▸ **WHAT THE TASK REQUIRES**
Find how many lines hold the word "that". Give only the number.
begin DATA IN THIS EXERCISE
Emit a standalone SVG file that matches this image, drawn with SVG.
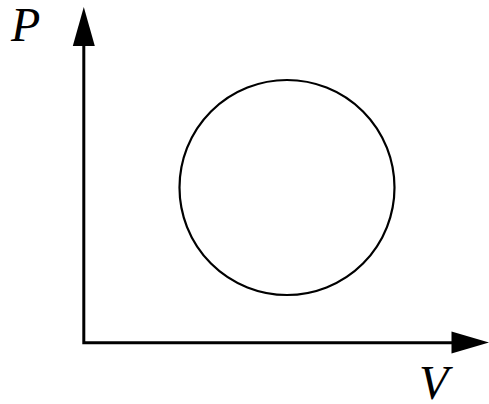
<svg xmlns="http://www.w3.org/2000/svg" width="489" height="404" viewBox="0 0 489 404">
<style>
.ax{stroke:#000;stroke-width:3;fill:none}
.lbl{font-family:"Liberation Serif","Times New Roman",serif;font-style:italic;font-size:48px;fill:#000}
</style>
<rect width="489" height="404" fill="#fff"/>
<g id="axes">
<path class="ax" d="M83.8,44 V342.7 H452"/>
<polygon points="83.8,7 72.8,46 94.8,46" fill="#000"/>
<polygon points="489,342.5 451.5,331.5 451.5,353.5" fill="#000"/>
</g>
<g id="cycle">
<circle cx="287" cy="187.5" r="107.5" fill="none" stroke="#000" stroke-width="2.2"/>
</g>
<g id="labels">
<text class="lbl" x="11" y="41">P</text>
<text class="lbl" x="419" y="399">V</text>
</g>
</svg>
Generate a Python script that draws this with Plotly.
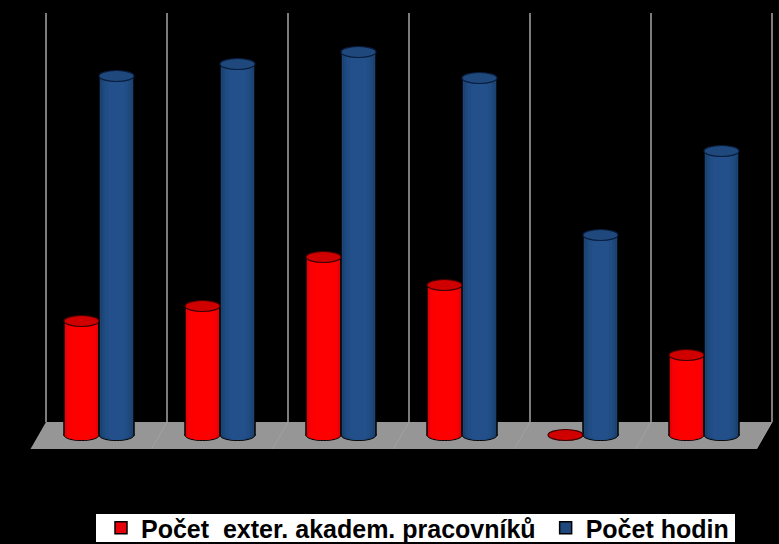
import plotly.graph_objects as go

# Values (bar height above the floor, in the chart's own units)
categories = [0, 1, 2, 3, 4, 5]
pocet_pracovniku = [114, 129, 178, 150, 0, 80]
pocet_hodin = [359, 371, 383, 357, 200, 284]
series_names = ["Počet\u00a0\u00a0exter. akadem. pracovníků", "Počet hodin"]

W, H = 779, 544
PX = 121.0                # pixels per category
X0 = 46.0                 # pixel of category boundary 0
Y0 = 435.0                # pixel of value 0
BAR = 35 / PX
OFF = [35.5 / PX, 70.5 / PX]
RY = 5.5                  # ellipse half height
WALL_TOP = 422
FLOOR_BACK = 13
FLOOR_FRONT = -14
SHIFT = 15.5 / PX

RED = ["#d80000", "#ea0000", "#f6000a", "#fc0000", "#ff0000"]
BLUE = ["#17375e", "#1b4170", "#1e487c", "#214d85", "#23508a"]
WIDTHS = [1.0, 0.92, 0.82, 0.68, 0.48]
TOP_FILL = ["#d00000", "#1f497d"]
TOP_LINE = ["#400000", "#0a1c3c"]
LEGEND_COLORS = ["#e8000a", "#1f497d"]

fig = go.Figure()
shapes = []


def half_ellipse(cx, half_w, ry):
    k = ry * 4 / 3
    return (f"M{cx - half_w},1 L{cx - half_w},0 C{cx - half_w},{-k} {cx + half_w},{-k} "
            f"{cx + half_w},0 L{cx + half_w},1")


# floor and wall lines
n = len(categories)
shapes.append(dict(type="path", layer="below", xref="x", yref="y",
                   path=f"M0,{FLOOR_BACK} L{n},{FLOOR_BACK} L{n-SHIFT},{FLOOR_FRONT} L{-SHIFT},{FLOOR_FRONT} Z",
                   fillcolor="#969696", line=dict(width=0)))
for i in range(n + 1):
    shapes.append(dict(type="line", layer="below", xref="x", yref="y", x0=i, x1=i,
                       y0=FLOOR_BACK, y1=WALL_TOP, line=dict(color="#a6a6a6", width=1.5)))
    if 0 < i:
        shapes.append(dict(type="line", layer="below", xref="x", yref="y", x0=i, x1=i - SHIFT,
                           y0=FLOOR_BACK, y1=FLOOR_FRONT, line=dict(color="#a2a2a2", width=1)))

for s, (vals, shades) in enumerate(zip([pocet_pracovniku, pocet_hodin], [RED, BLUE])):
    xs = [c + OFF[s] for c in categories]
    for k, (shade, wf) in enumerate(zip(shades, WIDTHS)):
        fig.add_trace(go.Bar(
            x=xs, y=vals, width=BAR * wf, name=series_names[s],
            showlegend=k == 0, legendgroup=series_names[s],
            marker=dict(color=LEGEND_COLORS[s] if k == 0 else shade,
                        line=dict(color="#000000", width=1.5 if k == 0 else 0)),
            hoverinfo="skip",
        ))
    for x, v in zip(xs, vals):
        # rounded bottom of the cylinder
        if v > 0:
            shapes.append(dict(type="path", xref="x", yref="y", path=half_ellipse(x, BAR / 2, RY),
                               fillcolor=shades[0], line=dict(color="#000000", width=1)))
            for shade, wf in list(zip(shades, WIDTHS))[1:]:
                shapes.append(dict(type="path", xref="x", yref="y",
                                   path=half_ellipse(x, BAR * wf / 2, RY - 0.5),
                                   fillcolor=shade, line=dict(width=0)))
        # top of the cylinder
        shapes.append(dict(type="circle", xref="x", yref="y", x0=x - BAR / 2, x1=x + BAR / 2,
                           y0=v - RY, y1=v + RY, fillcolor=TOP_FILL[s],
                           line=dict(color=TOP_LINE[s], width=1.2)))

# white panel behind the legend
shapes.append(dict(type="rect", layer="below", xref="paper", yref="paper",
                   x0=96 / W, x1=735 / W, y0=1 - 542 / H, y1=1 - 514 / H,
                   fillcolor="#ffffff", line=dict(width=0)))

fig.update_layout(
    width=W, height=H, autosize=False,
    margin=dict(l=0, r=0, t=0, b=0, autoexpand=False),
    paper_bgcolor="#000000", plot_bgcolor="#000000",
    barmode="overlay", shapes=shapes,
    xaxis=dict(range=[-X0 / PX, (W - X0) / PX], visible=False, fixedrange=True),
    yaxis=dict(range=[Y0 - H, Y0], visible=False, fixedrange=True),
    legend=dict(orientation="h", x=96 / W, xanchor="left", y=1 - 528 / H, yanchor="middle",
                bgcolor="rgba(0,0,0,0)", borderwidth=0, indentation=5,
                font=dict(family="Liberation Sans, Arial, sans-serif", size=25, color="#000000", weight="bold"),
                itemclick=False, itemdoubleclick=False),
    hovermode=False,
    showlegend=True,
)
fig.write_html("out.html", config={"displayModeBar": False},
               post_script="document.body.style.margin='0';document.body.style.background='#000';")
end DATA IN THIS EXERCISE
begin DATA IN THIS EXERCISE
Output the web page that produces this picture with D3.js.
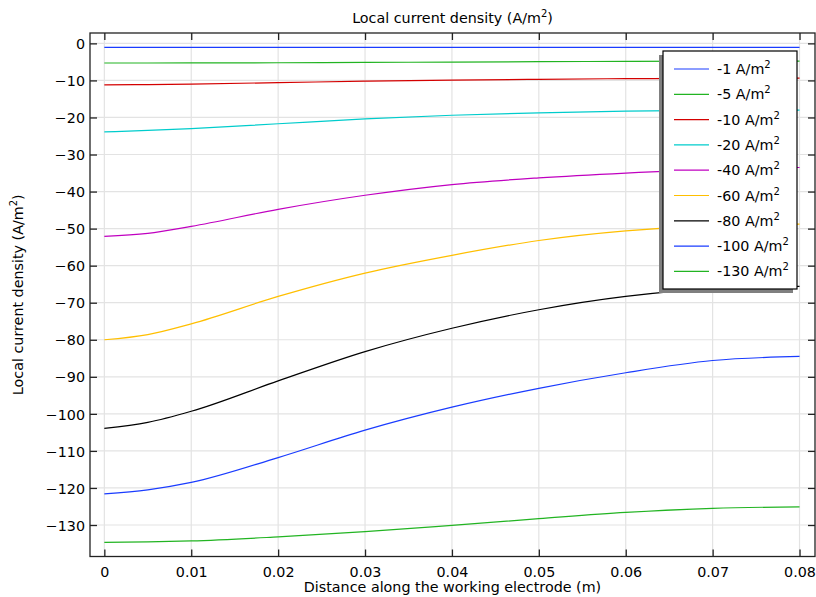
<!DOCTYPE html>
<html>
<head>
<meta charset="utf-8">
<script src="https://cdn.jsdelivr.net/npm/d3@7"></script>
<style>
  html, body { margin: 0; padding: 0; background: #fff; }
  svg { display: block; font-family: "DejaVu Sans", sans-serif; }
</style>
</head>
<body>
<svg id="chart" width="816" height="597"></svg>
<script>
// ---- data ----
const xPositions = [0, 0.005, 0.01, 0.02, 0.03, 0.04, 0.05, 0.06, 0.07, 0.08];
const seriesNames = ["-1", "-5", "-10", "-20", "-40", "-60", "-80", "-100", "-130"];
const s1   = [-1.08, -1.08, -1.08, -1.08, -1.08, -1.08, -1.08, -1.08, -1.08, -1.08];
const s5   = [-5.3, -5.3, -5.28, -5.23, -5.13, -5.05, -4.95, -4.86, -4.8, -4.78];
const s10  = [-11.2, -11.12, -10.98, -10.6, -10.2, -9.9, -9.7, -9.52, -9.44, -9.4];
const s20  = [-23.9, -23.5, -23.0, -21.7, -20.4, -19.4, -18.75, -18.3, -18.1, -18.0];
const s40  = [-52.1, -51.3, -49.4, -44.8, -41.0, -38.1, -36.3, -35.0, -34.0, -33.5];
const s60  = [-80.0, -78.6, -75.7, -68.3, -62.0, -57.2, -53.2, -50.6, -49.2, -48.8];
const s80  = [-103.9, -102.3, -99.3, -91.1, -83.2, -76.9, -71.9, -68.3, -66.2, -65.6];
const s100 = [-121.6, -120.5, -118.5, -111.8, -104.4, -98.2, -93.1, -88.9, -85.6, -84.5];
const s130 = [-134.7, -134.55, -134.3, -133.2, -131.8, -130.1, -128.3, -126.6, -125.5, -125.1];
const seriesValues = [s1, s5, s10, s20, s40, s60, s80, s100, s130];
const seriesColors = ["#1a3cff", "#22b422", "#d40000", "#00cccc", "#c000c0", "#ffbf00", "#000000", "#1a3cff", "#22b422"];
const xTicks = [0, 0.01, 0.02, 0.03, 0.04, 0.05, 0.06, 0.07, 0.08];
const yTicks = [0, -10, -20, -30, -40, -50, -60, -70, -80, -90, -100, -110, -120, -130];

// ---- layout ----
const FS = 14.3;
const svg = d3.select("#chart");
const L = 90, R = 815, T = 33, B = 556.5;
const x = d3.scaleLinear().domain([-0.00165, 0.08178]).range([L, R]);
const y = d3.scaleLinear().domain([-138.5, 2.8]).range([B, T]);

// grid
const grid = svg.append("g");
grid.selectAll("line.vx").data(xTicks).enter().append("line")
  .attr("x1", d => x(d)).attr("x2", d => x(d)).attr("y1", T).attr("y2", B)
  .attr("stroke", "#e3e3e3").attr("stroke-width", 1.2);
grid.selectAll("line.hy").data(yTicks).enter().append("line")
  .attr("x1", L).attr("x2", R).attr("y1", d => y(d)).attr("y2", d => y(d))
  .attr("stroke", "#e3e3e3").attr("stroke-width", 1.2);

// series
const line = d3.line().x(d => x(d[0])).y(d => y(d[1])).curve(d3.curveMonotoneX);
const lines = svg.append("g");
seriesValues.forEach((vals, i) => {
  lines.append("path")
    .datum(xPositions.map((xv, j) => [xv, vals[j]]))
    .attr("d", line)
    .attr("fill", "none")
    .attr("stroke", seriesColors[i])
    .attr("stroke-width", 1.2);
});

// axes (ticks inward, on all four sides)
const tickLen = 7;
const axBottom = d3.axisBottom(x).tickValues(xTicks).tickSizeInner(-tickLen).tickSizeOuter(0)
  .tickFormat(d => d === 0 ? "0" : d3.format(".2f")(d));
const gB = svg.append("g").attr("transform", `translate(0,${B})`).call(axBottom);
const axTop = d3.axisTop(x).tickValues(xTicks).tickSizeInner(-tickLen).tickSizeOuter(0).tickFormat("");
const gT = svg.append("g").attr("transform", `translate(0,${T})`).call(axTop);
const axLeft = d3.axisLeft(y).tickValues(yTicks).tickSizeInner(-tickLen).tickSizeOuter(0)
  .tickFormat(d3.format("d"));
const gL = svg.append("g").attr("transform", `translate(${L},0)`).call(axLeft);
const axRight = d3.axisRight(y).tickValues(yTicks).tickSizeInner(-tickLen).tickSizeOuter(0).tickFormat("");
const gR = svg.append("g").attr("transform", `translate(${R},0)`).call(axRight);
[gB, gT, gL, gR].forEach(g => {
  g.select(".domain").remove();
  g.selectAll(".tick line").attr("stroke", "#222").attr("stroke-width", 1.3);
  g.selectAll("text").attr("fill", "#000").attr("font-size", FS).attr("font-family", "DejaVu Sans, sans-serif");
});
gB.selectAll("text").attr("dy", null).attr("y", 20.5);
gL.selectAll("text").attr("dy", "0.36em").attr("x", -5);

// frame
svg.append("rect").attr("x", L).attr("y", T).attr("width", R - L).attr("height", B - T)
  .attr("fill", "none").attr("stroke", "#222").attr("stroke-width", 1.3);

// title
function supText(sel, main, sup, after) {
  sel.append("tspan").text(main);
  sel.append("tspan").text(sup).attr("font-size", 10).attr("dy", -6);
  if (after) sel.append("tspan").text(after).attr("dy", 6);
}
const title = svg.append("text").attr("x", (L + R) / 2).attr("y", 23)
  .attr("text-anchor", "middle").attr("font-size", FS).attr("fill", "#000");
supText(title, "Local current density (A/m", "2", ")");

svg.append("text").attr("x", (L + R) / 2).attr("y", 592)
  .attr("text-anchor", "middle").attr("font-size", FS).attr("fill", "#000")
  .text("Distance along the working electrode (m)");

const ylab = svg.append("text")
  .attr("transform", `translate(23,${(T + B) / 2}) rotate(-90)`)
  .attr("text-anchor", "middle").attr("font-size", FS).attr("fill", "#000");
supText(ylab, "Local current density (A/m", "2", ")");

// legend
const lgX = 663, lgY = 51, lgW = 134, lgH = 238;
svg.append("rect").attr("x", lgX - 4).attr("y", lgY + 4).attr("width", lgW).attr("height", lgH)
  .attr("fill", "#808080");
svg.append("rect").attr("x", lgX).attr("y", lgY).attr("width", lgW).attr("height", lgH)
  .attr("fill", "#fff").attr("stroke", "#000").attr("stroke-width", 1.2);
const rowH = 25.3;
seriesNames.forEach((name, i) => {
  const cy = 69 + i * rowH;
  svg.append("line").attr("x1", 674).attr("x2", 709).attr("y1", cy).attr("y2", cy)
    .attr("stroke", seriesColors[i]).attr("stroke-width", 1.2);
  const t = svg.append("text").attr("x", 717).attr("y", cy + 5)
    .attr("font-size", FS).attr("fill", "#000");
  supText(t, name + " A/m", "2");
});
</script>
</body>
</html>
end DATA IN THIS EXERCISE
▸ **RESULT FOR THIS EXERCISE**
3